We can debate immigration policy. We can disagree. We can do it with respect. But we cannot, as a moral nation, accept the notion that empathy is weakness. There is a way to take a hard line on immigration, and do it without dehumanizing people in the process. It is important.
I see a straight line from the anchor baby rhetoric to the moment we’re in today. “The others” don’t have children for all the complex reasons we do. It is a trick, a ploy, to get citizenship. They are crafty, and it begins with popping those babies out. “Popping out” babies sounds easy. There is no labor. The women do not feel pain, because “the others” do not feel pain like we do. You needn’t worry about that. The children, who were not born the way our children are born, aren’t really our concern.
Yesterday I responded to a friend’s Facebook post. The friend writes Christian novels, and his post expressed a certain ambivalence about the family separation policy. “It’s terrible, but…” One of the people who commented remarked that there is no way to tell which of these immigrants are drug mules and that they put drugs in the babies diapers. Those children, popped out, not born, are now dangers in themselves. They try to trick us into compassion, but we give into it at our own peril. Once the concern was that these babies would grow up to become citizens and take what is rightfully ours (they’re all imagined as being on welfare and taking benefits, not building communities or contributing to the economy). We’ve now moved beyond that. They are part of a wave that is going to overtake us. They’re going to turn our cities into ” “Blood-stained killing fields. Savagely burning, raping, and mutilating,” as the President put it.
I feel a sense of weariness and sadness having seen a number of my friends describing people by categories and using subhuman language.
Fast Company had a story today on what it called the “empathy gap” in politics. It contrasted MSNBC’s host Rachel Maddow getting choked up on air reading a breaking news story about “tender age” facilities for young children separated from their parents with a Fox News guest, a Trump campaign manager, Corey Lewandowski whose reaction to the news that a child with Down’s Syndrome had been separated from her family by making “the sad trombone noise, which phonetically looks like ‘womp womp.’”
Lewandowski’s reaction to the news that a child with Down syndrome was separated from her parents at the border is literally a parody of sadness. There’s no other possible interpretation, it’s all right there. Whatever he is supposed to feel, as a member of the human race, about a child with Down syndrome separated from her parents, he doesn’t feel it.
Not only does he not feel it, he seems to have contempt for the idea that he should feel something. Tugging at the heartstrings is nothing but an attempt at manipulation, and he is not going to fall into the whole compassion trap.

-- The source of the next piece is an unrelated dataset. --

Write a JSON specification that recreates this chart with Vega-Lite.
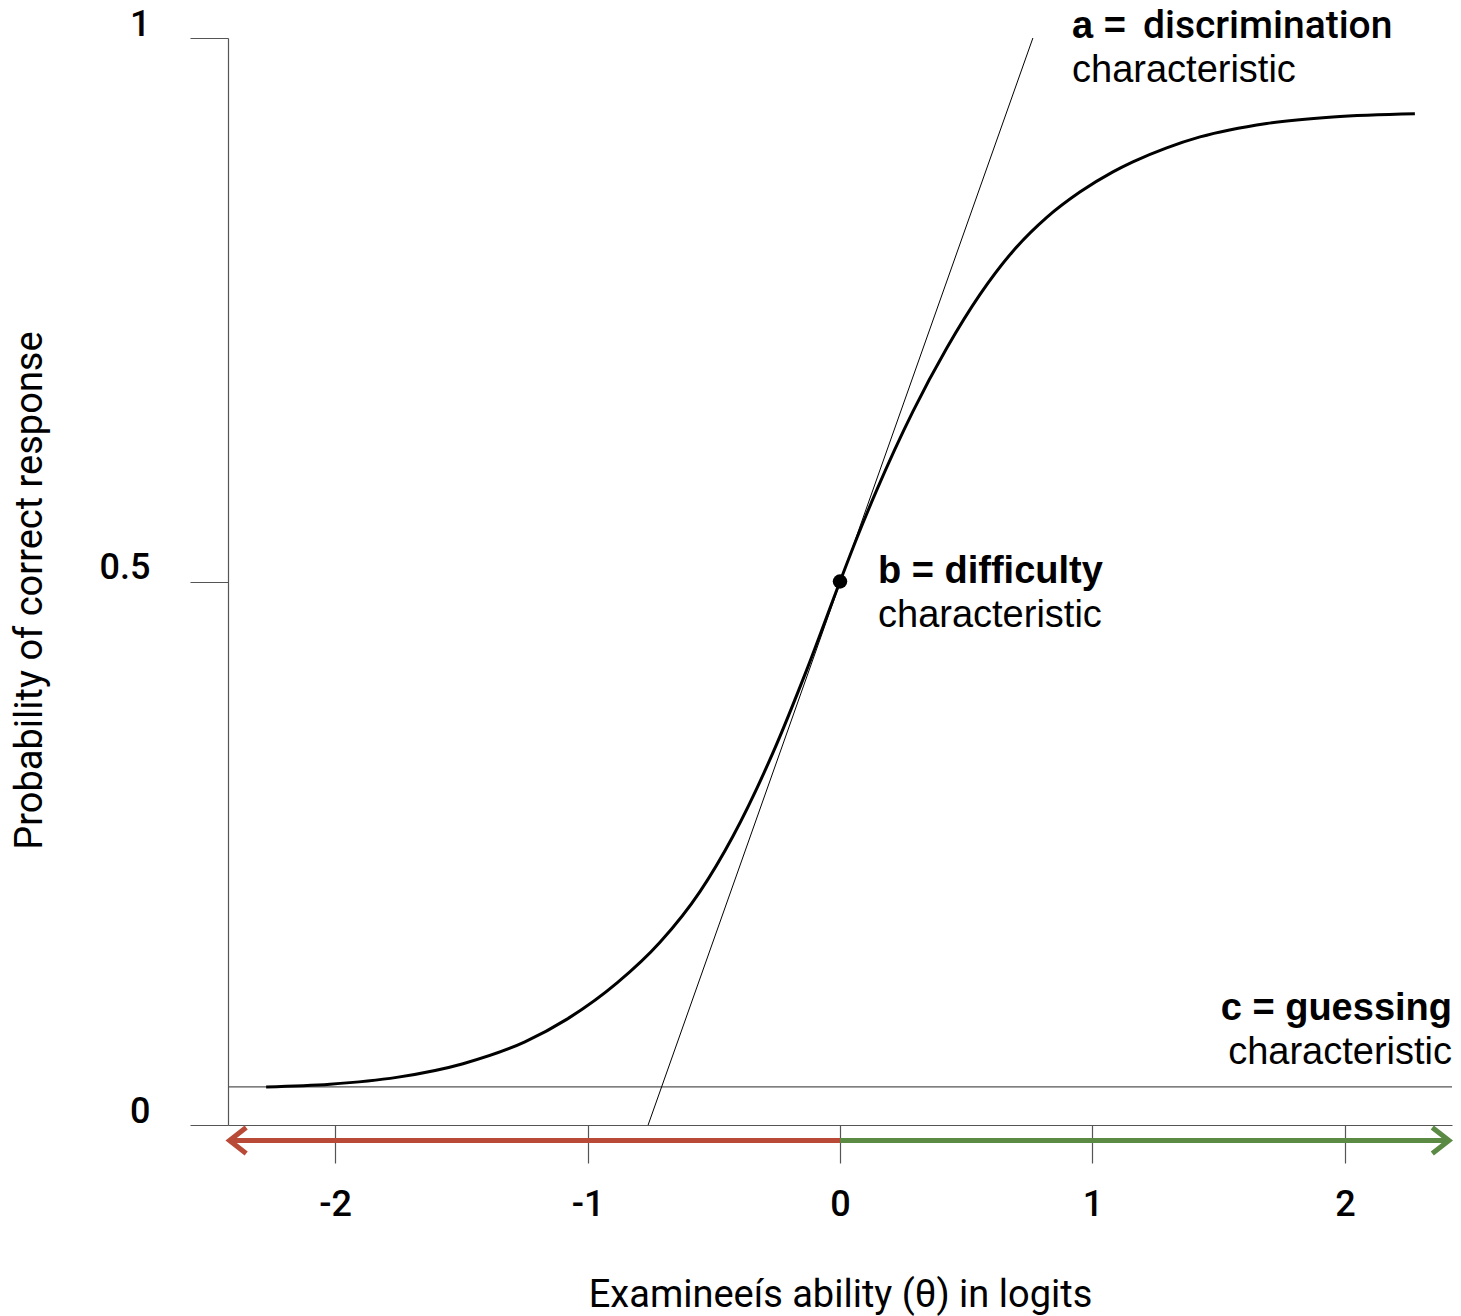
{
  "$schema": "https://vega.github.io/schema/vega-lite/v6.json",
  "width": 1224,
  "height": 1087,
  "autosize": {"type": "none"},
  "padding": {"left": 228, "top": 38, "right": 9, "bottom": 191},
  "background": "white",
  "config": {
    "view": {"stroke": null},
    "font": "Roboto",
    "axis": {
      "grid": false,
      "domainColor": "#555555",
      "domainWidth": 1.2,
      "tickColor": "#555555",
      "tickWidth": 1.2,
      "tickSize": 38,
      "labelFont": "Roboto",
      "labelFontSize": 36,
      "labelFontWeight": 500,
      "labelColor": "#000000",
      "titleFont": "Roboto",
      "titleFontSize": 38,
      "titleFontWeight": "normal",
      "titleColor": "#000000"
    }
  },
  "datasets": {
    "curve": [
      {"theta": -2.273, "p": 0.035},
      {"theta": -2.02, "p": 0.0375},
      {"theta": -1.756, "p": 0.0438},
      {"theta": -1.493, "p": 0.0564},
      {"theta": -1.248, "p": 0.0765},
      {"theta": -1.081, "p": 0.0974},
      {"theta": -0.883, "p": 0.1307},
      {"theta": -0.713, "p": 0.1681},
      {"theta": -0.554, "p": 0.215},
      {"theta": -0.424, "p": 0.2657},
      {"theta": -0.265, "p": 0.3428},
      {"theta": -0.131, "p": 0.4192},
      {"theta": 0, "p": 0.5},
      {"theta": 0.066, "p": 0.5396},
      {"theta": 0.145, "p": 0.5838},
      {"theta": 0.289, "p": 0.6565},
      {"theta": 0.423, "p": 0.7148},
      {"theta": 0.554, "p": 0.7639},
      {"theta": 0.685, "p": 0.8039},
      {"theta": 0.819, "p": 0.835},
      {"theta": 0.95, "p": 0.8583},
      {"theta": 1.081, "p": 0.8769},
      {"theta": 1.16, "p": 0.8861},
      {"theta": 1.294, "p": 0.899},
      {"theta": 1.426, "p": 0.909},
      {"theta": 1.69, "p": 0.9214},
      {"theta": 1.952, "p": 0.9274},
      {"theta": 2.277, "p": 0.9303}
    ],
    "tangent": [
      {"theta": -0.76, "p": 0},
      {"theta": 0.764, "p": 1}
    ],
    "guess": [
      {"theta": -2.424, "p": 0.035},
      {"theta": 2.424, "p": 0.035}
    ],
    "dot": [
      {"theta": 0, "p": 0.5}
    ],
    "arrows": [
      {"side": "lower", "seg": "shaft", "ord": 1, "theta": 0, "p": -0.0143},
      {"side": "lower", "seg": "shaft", "ord": 2, "theta": -2.416, "p": -0.0143},
      {"side": "lower", "seg": "head", "ord": 1, "theta": -2.352, "p": -0.0023},
      {"side": "lower", "seg": "head", "ord": 2, "theta": -2.418, "p": -0.0143},
      {"side": "lower", "seg": "head", "ord": 3, "theta": -2.352, "p": -0.0263},
      {"side": "higher", "seg": "shaft", "ord": 1, "theta": 0, "p": -0.0143},
      {"side": "higher", "seg": "shaft", "ord": 2, "theta": 2.41, "p": -0.0143},
      {"side": "higher", "seg": "head", "ord": 1, "theta": 2.346, "p": -0.0023},
      {"side": "higher", "seg": "head", "ord": 2, "theta": 2.412, "p": -0.0143},
      {"side": "higher", "seg": "head", "ord": 3, "theta": 2.346, "p": -0.0263}
    ],
    "notes": [
      {"param": "a", "line": "head", "part": "sym", "theta": 0.919, "p": 1.0, "text": "a ="},
      {"param": "a", "line": "head", "part": "name", "theta": 1.2, "p": 1.0, "text": "discrimination"},
      {"param": "a", "line": "sub", "part": "name", "theta": 0.919, "p": 0.9595, "text": "characteristic"},
      {"param": "b", "line": "head", "part": "both", "theta": 0.1505, "p": 0.4986, "text": "b = difficulty"},
      {"param": "b", "line": "sub", "part": "name", "theta": 0.1505, "p": 0.458, "text": "characteristic"},
      {"param": "c", "line": "head", "part": "both", "theta": 2.424, "p": 0.0966, "text": "c = guessing"},
      {"param": "c", "line": "sub", "part": "name", "theta": 2.424, "p": 0.0561, "text": "characteristic"}
    ]
  },
  "layer": [
    {
      "data": {"name": "guess"},
      "mark": {"type": "line", "color": "#555555", "strokeWidth": 1.2},
      "encoding": {
        "x": {
          "field": "theta", "type": "quantitative",
          "scale": {"domain": [-2.424, 2.424], "nice": false, "zero": false},
          "axis": {
            "values": [-2, -1, 0, 1, 2],
            "labelExpr": "'' + datum.value",
            "labelPadding": 52,
            "labelBaseline": "alphabetic",
            "title": "Examineeís ability (θ) in logits",
            "titleX": 612,
            "titleY": 170,
            "titleBaseline": "middle",
            "titleAlign": "center"
          }
        },
        "y": {
          "field": "p", "type": "quantitative",
          "scale": {"domain": [0, 1], "nice": false, "zero": false},
          "axis": {
            "values": [0, 0.5, 1],
            "labelExpr": "'' + datum.value",
            "labelPadding": 40,
            "labelBaseline": "alphabetic",
            "labelOffset": -3,
            "title": "Probability of correct response",
            "titleX": -198,
            "titleY": 552,
            "titleAngle": -90,
            "titleBaseline": "middle",
            "titleAlign": "center"
          }
        }
      }
    },
    {
      "data": {"name": "tangent"},
      "mark": {"type": "line", "color": "#000000", "strokeWidth": 1},
      "encoding": {
        "x": {"field": "theta", "type": "quantitative"},
        "y": {"field": "p", "type": "quantitative"}
      }
    },
    {
      "data": {"name": "curve"},
      "mark": {"type": "line", "color": "#000000", "strokeWidth": 3, "interpolate": "monotone"},
      "encoding": {
        "x": {"field": "theta", "type": "quantitative"},
        "y": {"field": "p", "type": "quantitative"}
      }
    },
    {
      "data": {"name": "dot"},
      "mark": {"type": "point", "shape": "circle", "filled": true, "color": "#000000", "size": 210, "opacity": 1},
      "encoding": {
        "x": {"field": "theta", "type": "quantitative"},
        "y": {"field": "p", "type": "quantitative"}
      }
    },
    {
      "data": {"name": "arrows"},
      "transform": [{"filter": "datum.side == 'lower'"}],
      "mark": {"type": "line", "color": "#B84A37", "strokeWidth": 5, "strokeJoin": "miter", "strokeCap": "butt"},
      "encoding": {
        "x": {"field": "theta", "type": "quantitative"},
        "y": {"field": "p", "type": "quantitative"},
        "detail": {"field": "seg"},
        "order": {"field": "ord"}
      }
    },
    {
      "data": {"name": "arrows"},
      "transform": [{"filter": "datum.side == 'higher'"}],
      "mark": {"type": "line", "color": "#5A8A44", "strokeWidth": 5, "strokeJoin": "miter", "strokeCap": "butt"},
      "encoding": {
        "x": {"field": "theta", "type": "quantitative"},
        "y": {"field": "p", "type": "quantitative"},
        "detail": {"field": "seg"},
        "order": {"field": "ord"}
      }
    },
    {
      "data": {"name": "notes"},
      "transform": [{"filter": "datum.param != 'c' && datum.line == 'head' && datum.part != 'name'"}],
      "mark": {"type": "text", "align": "left", "baseline": "alphabetic", "font": "Liberation Sans", "fontSize": 38, "fontWeight": "bold", "color": "#000000"},
      "encoding": {
        "x": {"field": "theta", "type": "quantitative"},
        "y": {"field": "p", "type": "quantitative"},
        "text": {"field": "text"}
      }
    },
    {
      "data": {"name": "notes"},
      "transform": [{"filter": "datum.param == 'a' && datum.line == 'head' && datum.part == 'name'"}],
      "mark": {"type": "text", "align": "left", "baseline": "alphabetic", "font": "Roboto", "fontSize": 39, "fontWeight": 500, "color": "#000000"},
      "encoding": {
        "x": {"field": "theta", "type": "quantitative"},
        "y": {"field": "p", "type": "quantitative"},
        "text": {"field": "text"}
      }
    },
    {
      "data": {"name": "notes"},
      "transform": [{"filter": "datum.param != 'c' && datum.line == 'sub'"}],
      "mark": {"type": "text", "align": "left", "baseline": "alphabetic", "font": "Liberation Sans", "fontSize": 38, "fontWeight": "normal", "color": "#000000"},
      "encoding": {
        "x": {"field": "theta", "type": "quantitative"},
        "y": {"field": "p", "type": "quantitative"},
        "text": {"field": "text"}
      }
    },
    {
      "data": {"name": "notes"},
      "transform": [{"filter": "datum.param == 'c' && datum.line == 'head'"}],
      "mark": {"type": "text", "align": "right", "baseline": "alphabetic", "font": "Liberation Sans", "fontSize": 38, "fontWeight": "bold", "color": "#000000"},
      "encoding": {
        "x": {"field": "theta", "type": "quantitative"},
        "y": {"field": "p", "type": "quantitative"},
        "text": {"field": "text"}
      }
    },
    {
      "data": {"name": "notes"},
      "transform": [{"filter": "datum.param == 'c' && datum.line == 'sub'"}],
      "mark": {"type": "text", "align": "right", "baseline": "alphabetic", "font": "Liberation Sans", "fontSize": 38, "fontWeight": "normal", "color": "#000000"},
      "encoding": {
        "x": {"field": "theta", "type": "quantitative"},
        "y": {"field": "p", "type": "quantitative"},
        "text": {"field": "text"}
      }
    }
  ]
}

You can see this same mindset in Trump’s decision to separate families. The idea of tearing crying children from their parents is distasteful to people with normal human empathy. If you have none, or barring that, if you can find ways to tamp down that natural reaction by dehumanizing a category of people, then you are in a position of power. Trump assumed that the people who couldn’t bear to see children harmed would be soft-hearted liberals, not “his” people. (Trump does not aspire to be President of the United States, but President of the Right, in opposition to the Left. “I’m representing the best people on earth, the deplorables,” he said at a campaign rally yesterday.) They would say “We’ll give you whatever you want, just stop hurting the children!” He expected that he would be able to coerce them into agreeing to his wall that way. He underestimated how many Americans there are who have empathy and a sense of history. Or maybe he did not.
Ann Applebaum in an opinion piece in the Washington Post argues that politicians of his stripe use shock and awe tactics to show their strength. They are signalling to their followers that they are willing to be cruel in order to meet their ends.
“Virtue-signaling” is a snide little phrase that people vaguely of the “right” invented to tease people vaguely of the “left.”… it implies insincerity and self-righteousness. Those who brag about doing something good — say, riding their bicycle to work every day — are said to be “virtue-signaling” their desire to fight climate change…
More recently the British journalist Nick Cohen has identified another way of sending social messages. This is something he called “vice-signaling,” and it is precisely the opposite tactic. It applies to politicians who do something evil — deliberately — with the aim of proving they really are very sincere indeed. Cohen invented it in the context of an immigration scandal in Britain which had led not to the deportation of illegal immigrants, but to the deportation of actual British citizens, albeit with poor documentation. When uncovered, the policy led to a scandal and the resignation of the home secretary, Amber Rudd. Cohen argued, nevertheless, that the policy had never been a mistake or an accident: The Conservative Party had decided to pursue cruel and unfair tactics on immigration, precisely in order to “signal” to their base their seriousness about fighting immigration.
This is a useful context in which to understand the reasoning behind the Trump administration’s horrific policy on family separation at the border — a policy that, if it were enacted in another country, would be described by American officials as state-sponsored child abuse. It’s incomprehensibly cruel, separating small children from their parents and sending them to institutions that resemble jails.
…Because it signals to their base that they are really serious about stopping immigration — so serious that they will abuse children, damage families, and shock anybody who cares about civil rights or human rights in the United States or elsewhere.
..Morality is for losers, apparently. Cruelty is for winners. And this will be the long-term effect of vice-signaling: it makes its proponents, and its audiences, vicious themselves.
What has been equally shocking to me is to learn that in a poll 75 percent of white Evangelicals reacted positively to Trump’s family separation policy.
Looking back, it seems as though this moment is just the culmination of something I’ve been lamenting for a while. A culture that not only fails to make a virtue of compassion, it views compassion as a weakness and as manipulation.
I was writing about a “womp womp” point of view in 2013 when I saw how easy it was for people to come up with reasons not to care about the poor. I wrote about it again in 2017 when Mick Mulvaney tried to cast the people who receive Meals on Wheels as lacking compassion for the taxpayers. With the family separations womp womp-ism has reached a new low.
I don’t know how to conclude this piece except to say that I’ve been feeling an existential sadness over this, and I think I am not the only one.